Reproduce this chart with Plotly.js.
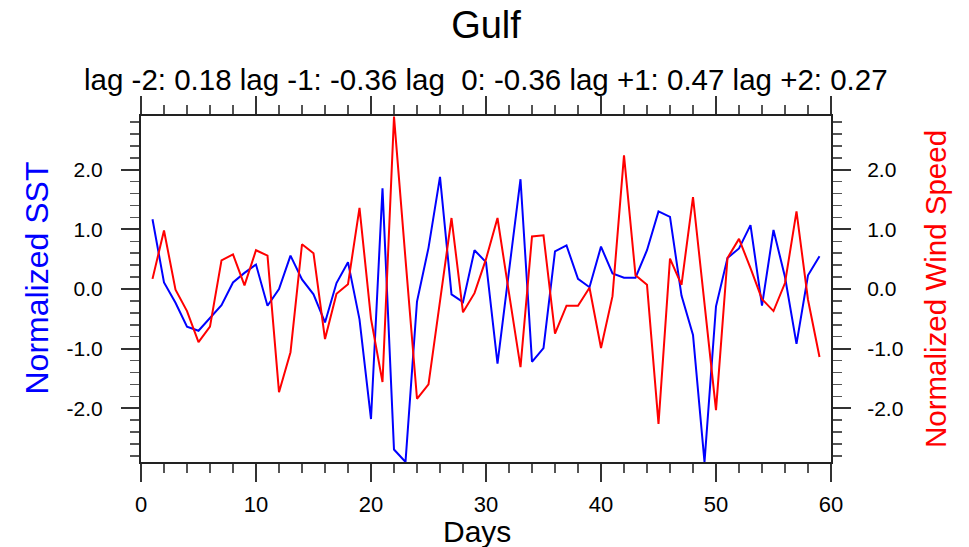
<!DOCTYPE html>
<html>
<head>
<meta charset="utf-8">
<script src="https://cdn.plot.ly/plotly-3.0.1.min.js"></script>
<style>html,body{margin:0;padding:0;background:#fff;}#chart{width:969px;height:547px;}</style>
</head>
<body>
<div id="chart"></div>
<script>
const days = [1,2,3,4,5,6,7,8,9,10,11,12,13,14,15,16,17,18,19,20,21,22,23,24,25,26,27,28,29,30,31,32,33,34,35,36,37,38,39,40,41,42,43,44,45,46,47,48,49,50,51,52,53,54,55,56,57,58,59];
const sst = [1.17,0.11,-0.23,-0.63,-0.70,-0.49,-0.27,0.11,0.27,0.41,-0.28,0.00,0.56,0.16,-0.09,-0.56,0.10,0.45,-0.51,-2.18,1.69,-2.69,-2.90,-0.21,0.69,1.88,-0.09,-0.22,0.65,0.45,-1.25,0.30,1.84,-1.22,-0.99,0.63,0.73,0.17,0.03,0.71,0.26,0.19,0.19,0.65,1.30,1.21,-0.11,-0.77,-2.90,-0.29,0.52,0.68,1.07,-0.28,0.99,0.20,-0.92,0.23,0.55];
const wind = [0.17,0.98,-0.01,-0.37,-0.89,-0.63,0.48,0.58,0.06,0.65,0.56,-1.73,-1.06,0.75,0.60,-0.84,-0.08,0.08,1.36,-0.50,-1.56,2.89,0.50,-1.84,-1.60,-0.18,1.19,-0.39,-0.07,0.50,1.19,-0.07,-1.31,0.88,0.90,-0.75,-0.28,-0.28,0.02,-0.99,-0.12,2.24,0.23,0.07,-2.26,0.51,0.07,1.54,-0.23,-2.03,0.52,0.84,0.35,-0.17,-0.37,0.10,1.30,-0.18,-1.14];
const yTickVals = [-2, -1, 0, 1, 2];
const yTickText = ['-2.0', '-1.0', '0.0', '1.0', '2.0'];
const xTickVals = [0, 10, 20, 30, 40, 50, 60];
const xTickText = ['0', '10', '20', '30', '40', '50', '60'];
const titleText = 'Gulf';
const subtitleText = 'lag -2: 0.18 lag -1: -0.36 lag &nbsp;0: -0.36 lag +1: 0.47 lag +2: 0.27';
const xTitle = 'Days';
const yTitle = 'Normalized SST';
const y2Title = 'Normalized Wind Speed';

const FONT = 'Liberation Sans, Arial, Helvetica, sans-serif';
const yRange = [-2.9, 2.9];

const traces = [
  {x: days, y: sst, type: 'scatter', mode: 'lines', name: yTitle,
   line: {color: '#0000ff', width: 2}, yaxis: 'y'},
  {x: days, y: wind, type: 'scatter', mode: 'lines', name: y2Title,
   line: {color: '#ff0000', width: 2}, yaxis: 'y2'}
];

const axisCommon = {
  showgrid: false, zeroline: false, showline: true, linecolor: '#222', linewidth: 2,
  ticks: 'outside', ticklen: 18, tickwidth: 2, tickcolor: '#333',
  tickfont: {family: FONT, size: 21, color: '#000'}
};

const layout = {
  width: 969, height: 547,
  margin: {l: 141, r: 138, t: 116, b: 85, pad: 0},
  paper_bgcolor: '#fff', plot_bgcolor: '#fff',
  showlegend: false,
  font: {family: FONT, color: '#000'},
  title: {text: titleText, font: {family: FONT, size: 38, color: '#000'},
          x: 486/969, xanchor: 'center', xref: 'container',
          y: 1 - 25/547, yanchor: 'middle', yref: 'container'},
  xaxis: Object.assign({}, axisCommon, {
    range: [0, 60], tickmode: 'array', tickvals: xTickVals, ticktext: xTickText,
    mirror: 'ticks', ticklabelstandoff: 4,
    tickfont: {family: FONT, size: 22, color: '#000'},
    minor: {tickmode: 'linear', tick0: 0, dtick: 2, ticklen: 9, tickwidth: 1.5, tickcolor: '#555', ticks: 'outside'}
  }),
  yaxis: Object.assign({}, axisCommon, {
    range: yRange, tickmode: 'array', tickvals: yTickVals, ticktext: yTickText,
    ticklabelstandoff: 14,
    minor: {tickmode: 'linear', tick0: 0, dtick: 0.2, ticklen: 9, tickwidth: 1.5, tickcolor: '#555', ticks: 'outside'}
  }),
  yaxis2: Object.assign({}, axisCommon, {
    range: yRange, tickmode: 'array', tickvals: yTickVals, ticktext: yTickText,
    overlaying: 'y', side: 'right', ticklabelstandoff: 12,
    minor: {tickmode: 'linear', tick0: 0, dtick: 0.2, ticklen: 9, tickwidth: 1.5, tickcolor: '#555', ticks: 'outside'}
  }),
  annotations: [
    {text: subtitleText, xref: 'paper', yref: 'paper', x: 0.5, y: 1 + (116 - 79) / 346,
     xanchor: 'center', yanchor: 'middle', showarrow: false,
     font: {family: FONT, size: 29.5, color: '#000'}},
    {text: xTitle, xref: 'paper', yref: 'paper', x: (477 - 141) / 690, y: -(531 - 462) / 346,
     xanchor: 'center', yanchor: 'middle', showarrow: false,
     font: {family: FONT, size: 30, color: '#000'}},
    {text: yTitle, xref: 'paper', yref: 'paper', x: (36 - 141) / 690, y: (462 - 278.5) / 346,
     xanchor: 'center', yanchor: 'middle', textangle: -90, showarrow: false,
     font: {family: FONT, size: 32, color: '#0000ff'}},
    {text: y2Title, xref: 'paper', yref: 'paper', x: (935 - 141) / 690, y: 0.5,
     xanchor: 'center', yanchor: 'middle', textangle: -90, showarrow: false,
     font: {family: FONT, size: 29.5, color: '#ff0000'}}
  ]
};

Plotly.newPlot('chart', traces, layout, {staticPlot: true, displayModeBar: false});
</script>
</body>
</html>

THE TASK: Copy each line above precisely, dropping the pictures.

CORRECT RESPONSE:
Reproduce this chart with Plotly.js.
<!DOCTYPE html>
<html>
<head>
<meta charset="utf-8">
<script src="https://cdn.plot.ly/plotly-3.0.1.min.js"></script>
<style>html,body{margin:0;padding:0;background:#fff;}#chart{width:969px;height:547px;}</style>
</head>
<body>
<div id="chart"></div>
<script>
const days = [1,2,3,4,5,6,7,8,9,10,11,12,13,14,15,16,17,18,19,20,21,22,23,24,25,26,27,28,29,30,31,32,33,34,35,36,37,38,39,40,41,42,43,44,45,46,47,48,49,50,51,52,53,54,55,56,57,58,59];
const sst = [1.17,0.11,-0.23,-0.63,-0.70,-0.49,-0.27,0.11,0.27,0.41,-0.28,0.00,0.56,0.16,-0.09,-0.56,0.10,0.45,-0.51,-2.18,1.69,-2.69,-2.90,-0.21,0.69,1.88,-0.09,-0.22,0.65,0.45,-1.25,0.30,1.84,-1.22,-0.99,0.63,0.73,0.17,0.03,0.71,0.26,0.19,0.19,0.65,1.30,1.21,-0.11,-0.77,-2.90,-0.29,0.52,0.68,1.07,-0.28,0.99,0.20,-0.92,0.23,0.55];
const wind = [0.17,0.98,-0.01,-0.37,-0.89,-0.63,0.48,0.58,0.06,0.65,0.56,-1.73,-1.06,0.75,0.60,-0.84,-0.08,0.08,1.36,-0.50,-1.56,2.89,0.50,-1.84,-1.60,-0.18,1.19,-0.39,-0.07,0.50,1.19,-0.07,-1.31,0.88,0.90,-0.75,-0.28,-0.28,0.02,-0.99,-0.12,2.24,0.23,0.07,-2.26,0.51,0.07,1.54,-0.23,-2.03,0.52,0.84,0.35,-0.17,-0.37,0.10,1.30,-0.18,-1.14];
const yTickVals = [-2, -1, 0, 1, 2];
const yTickText = ['-2.0', '-1.0', '0.0', '1.0', '2.0'];
const xTickVals = [0, 10, 20, 30, 40, 50, 60];
const xTickText = ['0', '10', '20', '30', '40', '50', '60'];
const titleText = 'Gulf';
const subtitleText = 'lag -2: 0.18 lag -1: -0.36 lag &nbsp;0: -0.36 lag +1: 0.47 lag +2: 0.27';
const xTitle = 'Days';
const yTitle = 'Normalized SST';
const y2Title = 'Normalized Wind Speed';

const FONT = 'Liberation Sans, Arial, Helvetica, sans-serif';
const yRange = [-2.9, 2.9];

const traces = [
  {x: days, y: sst, type: 'scatter', mode: 'lines', name: yTitle,
   line: {color: '#0000ff', width: 2}, yaxis: 'y'},
  {x: days, y: wind, type: 'scatter', mode: 'lines', name: y2Title,
   line: {color: '#ff0000', width: 2}, yaxis: 'y2'}
];

const axisCommon = {
  showgrid: false, zeroline: false, showline: true, linecolor: '#222', linewidth: 2,
  ticks: 'outside', ticklen: 18, tickwidth: 2, tickcolor: '#333',
  tickfont: {family: FONT, size: 21, color: '#000'}
};

const layout = {
  width: 969, height: 547,
  margin: {l: 141, r: 138, t: 116, b: 85, pad: 0},
  paper_bgcolor: '#fff', plot_bgcolor: '#fff',
  showlegend: false,
  font: {family: FONT, color: '#000'},
  title: {text: titleText, font: {family: FONT, size: 38, color: '#000'},
          x: 486/969, xanchor: 'center', xref: 'container',
          y: 1 - 25/547, yanchor: 'middle', yref: 'container'},
  xaxis: Object.assign({}, axisCommon, {
    range: [0, 60], tickmode: 'array', tickvals: xTickVals, ticktext: xTickText,
    mirror: 'ticks', ticklabelstandoff: 4,
    tickfont: {family: FONT, size: 22, color: '#000'},
    minor: {tickmode: 'linear', tick0: 0, dtick: 2, ticklen: 9, tickwidth: 1.5, tickcolor: '#555', ticks: 'outside'}
  }),
  yaxis: Object.assign({}, axisCommon, {
    range: yRange, tickmode: 'array', tickvals: yTickVals, ticktext: yTickText,
    ticklabelstandoff: 14,
    minor: {tickmode: 'linear', tick0: 0, dtick: 0.2, ticklen: 9, tickwidth: 1.5, tickcolor: '#555', ticks: 'outside'}
  }),
  yaxis2: Object.assign({}, axisCommon, {
    range: yRange, tickmode: 'array', tickvals: yTickVals, ticktext: yTickText,
    overlaying: 'y', side: 'right', ticklabelstandoff: 12,
    minor: {tickmode: 'linear', tick0: 0, dtick: 0.2, ticklen: 9, tickwidth: 1.5, tickcolor: '#555', ticks: 'outside'}
  }),
  annotations: [
    {text: subtitleText, xref: 'paper', yref: 'paper', x: 0.5, y: 1 + (116 - 79) / 346,
     xanchor: 'center', yanchor: 'middle', showarrow: false,
     font: {family: FONT, size: 29.5, color: '#000'}},
    {text: xTitle, xref: 'paper', yref: 'paper', x: (477 - 141) / 690, y: -(531 - 462) / 346,
     xanchor: 'center', yanchor: 'middle', showarrow: false,
     font: {family: FONT, size: 30, color: '#000'}},
    {text: yTitle, xref: 'paper', yref: 'paper', x: (36 - 141) / 690, y: (462 - 278.5) / 346,
     xanchor: 'center', yanchor: 'middle', textangle: -90, showarrow: false,
     font: {family: FONT, size: 32, color: '#0000ff'}},
    {text: y2Title, xref: 'paper', yref: 'paper', x: (935 - 141) / 690, y: 0.5,
     xanchor: 'center', yanchor: 'middle', textangle: -90, showarrow: false,
     font: {family: FONT, size: 29.5, color: '#ff0000'}}
  ]
};

Plotly.newPlot('chart', traces, layout, {staticPlot: true, displayModeBar: false});
</script>
</body>
</html>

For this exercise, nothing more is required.